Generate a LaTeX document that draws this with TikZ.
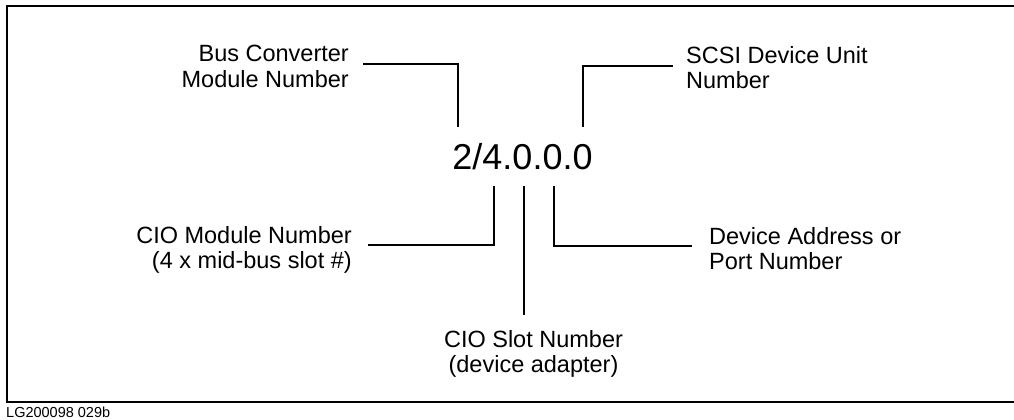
\documentclass[tikz,border=0pt]{standalone}
\usepackage{fontspec}
\setmainfont{Liberation Sans}
\begin{document}
\begin{tikzpicture}[x=1pt,y=-1pt,
  lbl/.style={inner sep=0pt,font=\fontsize{23.5}{25.5}\selectfont},
  conn/.style={line width=1.7pt},
  frame/.style={line width=2.2pt}]
\useasboundingbox (0,0) rectangle (1014,420);
\draw[frame] (1020,6) -- (7,6) -- (7,402) -- (1020,402);
\node[inner sep=0pt,anchor=north west,font=\fontsize{14.5}{17}\selectfont] (code) at (6,407) {LG200098\ 029b};
\node[inner sep=0pt,anchor=north,font=\fontsize{36}{40}\selectfont] (num) at (522.5,143) {2/4.0.0.0};
\node[lbl,anchor=north east,align=right] (bus) at (349,45) {Bus Converter\\Module Number};
\node[lbl,anchor=north west,align=left] (scsi) at (686,46) {SCSI Device Unit\\Number};
\node[lbl,anchor=north east,align=right] (cio) at (352,226) {CIO Module Number\\(4 x mid-bus slot \#)};
\node[lbl,anchor=north west,align=left] (dev) at (709,227) {Device Address or\\Port Number};
\node[lbl,anchor=north,align=center] (slot) at (533.5,330) {CIO Slot Number\\(device adapter)};
% connector end points
\coordinate (busA) at (363,64);
\coordinate (busB) at (458,127);
\coordinate (scsiA) at (673,66);
\coordinate (scsiB) at (583,127);
\coordinate (cioA) at (368,245);
\coordinate (cioB) at (494,186);
\coordinate (slotA) at (524,315);
\coordinate (slotB) at (524,186);
\coordinate (devA) at (692,246);
\coordinate (devB) at (554,186);
\draw[conn] (busA) -| (busB);
\draw[conn] (scsiA) -| (scsiB);
\draw[conn] (cioA) -| (cioB);
\draw[conn] (slotA) -- (slotB);
\draw[conn] (devA) -| (devB);
\end{tikzpicture}
\end{document}
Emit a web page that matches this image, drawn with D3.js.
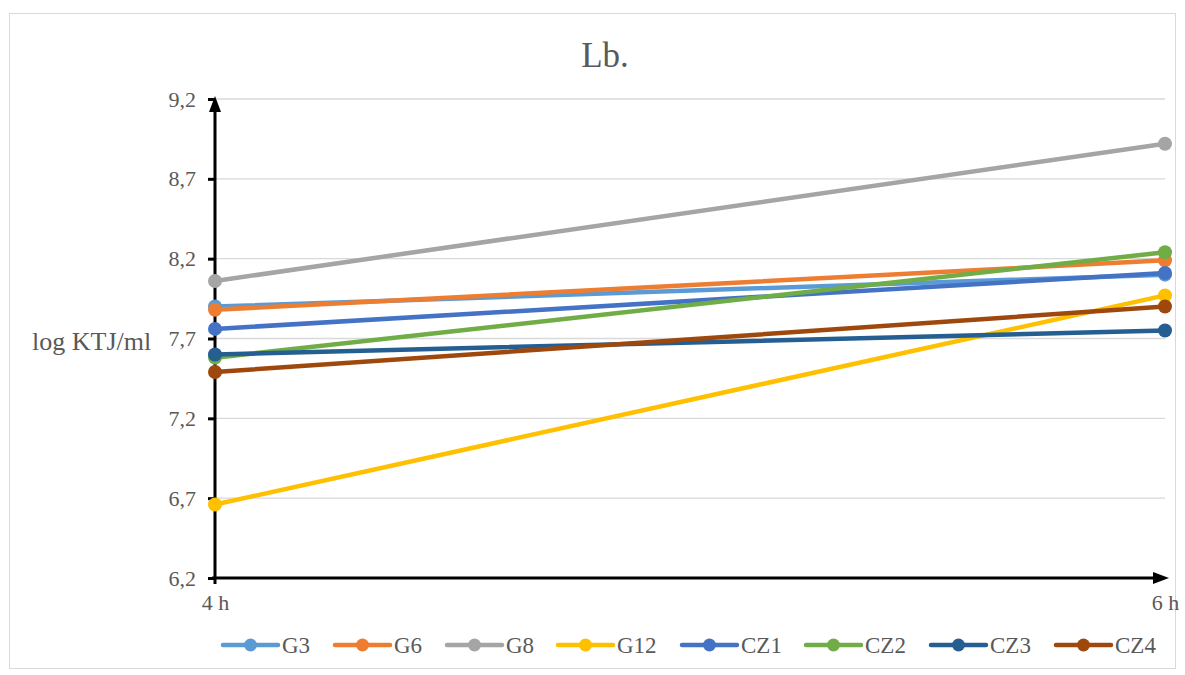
··········
* _WHAT THIS TASK INVOLVES_
Can you repeat every record above exactly, apart from the pictures?

* _ANSWER_
Generate a LaTeX document that draws this with TikZ.
\documentclass[tikz,border=0pt]{standalone}
\usepackage{fontspec}
\setmainfont{Liberation Sans}
\begin{document}
\begin{tikzpicture}[x=1pt,y=-1pt,
  lbl/.style={inner sep=0pt,font=\fontsize{23.5}{25.5}\selectfont},
  conn/.style={line width=1.7pt},
  frame/.style={line width=2.2pt}]
\useasboundingbox (0,0) rectangle (1014,420);
\draw[frame] (1020,6) -- (7,6) -- (7,402) -- (1020,402);
\node[inner sep=0pt,anchor=north west,font=\fontsize{14.5}{17}\selectfont] (code) at (6,407) {LG200098\ 029b};
\node[inner sep=0pt,anchor=north,font=\fontsize{36}{40}\selectfont] (num) at (522.5,143) {2/4.0.0.0};
\node[lbl,anchor=north east,align=right] (bus) at (349,45) {Bus Converter\\Module Number};
\node[lbl,anchor=north west,align=left] (scsi) at (686,46) {SCSI Device Unit\\Number};
\node[lbl,anchor=north east,align=right] (cio) at (352,226) {CIO Module Number\\(4 x mid-bus slot \#)};
\node[lbl,anchor=north west,align=left] (dev) at (709,227) {Device Address or\\Port Number};
\node[lbl,anchor=north,align=center] (slot) at (533.5,330) {CIO Slot Number\\(device adapter)};
% connector end points
\coordinate (busA) at (363,64);
\coordinate (busB) at (458,127);
\coordinate (scsiA) at (673,66);
\coordinate (scsiB) at (583,127);
\coordinate (cioA) at (368,245);
\coordinate (cioB) at (494,186);
\coordinate (slotA) at (524,315);
\coordinate (slotB) at (524,186);
\coordinate (devA) at (692,246);
\coordinate (devB) at (554,186);
\draw[conn] (busA) -| (busB);
\draw[conn] (scsiA) -| (scsiB);
\draw[conn] (cioA) -| (cioB);
\draw[conn] (slotA) -- (slotB);
\draw[conn] (devA) -| (devB);
\end{tikzpicture}
\end{document}
Emit a web page that matches this image, drawn with D3.js.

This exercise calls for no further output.